Spanish Foreign Minister Arancha Gonzalez Laya said on Tuesday she hopes the will shown by Turkey to open a dialogue on oil drilling in the Eastern Mediterranean will be followed by action.
Turkey is at loggerheads with Greece and Cyprus over overlapping claims for offshore reserves. EU members Greece and Cyprus, along with France, have rejected Turkey's plan to explore between Cyprus and Crete.
The EU is keen to keep a lid on any tensions between a member state and Turkey. Last week German Chancellor Angela Merkel held separate discussions with both Greek Prime Minister Kyriakos Mitsotakis and Turkish President Tayyip Erdogan.
"This has to be put into action.
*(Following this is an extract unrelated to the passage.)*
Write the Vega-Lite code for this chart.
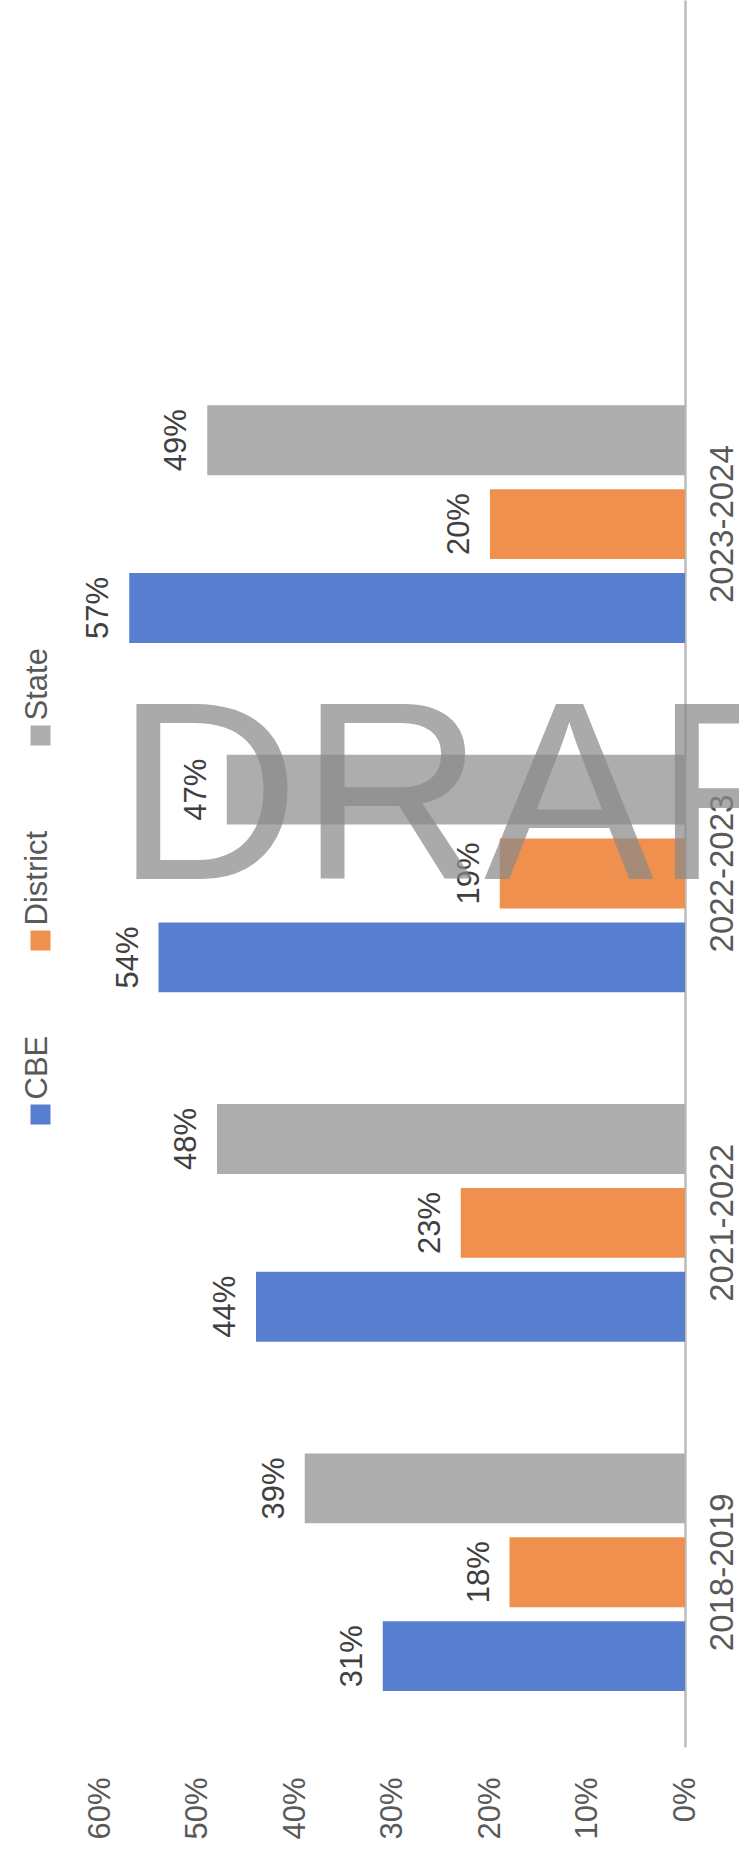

It's not enough to say you want to talk," Gonzalez Laya told a new conference in Athens following a visit to Turkey, where she said her counterpart, Mevlut Cavusoglu, mentioned a will to pause exploration in the area for at least a month.
Following her visit, a top Turkish official said Erdogan had requested any operations be put on hold as a constructive approach to negotiations with Greece.
"I hope this message will materialize," Gonzalez Laya said.
Her Greek counterpart, Nikos Dendias, said Greece was open to dialogue but not under threats.
It was not immediately clear what the basis of a dialogue between the two sides would be since they hold fundamentally different views on where their continental shelves begin and end.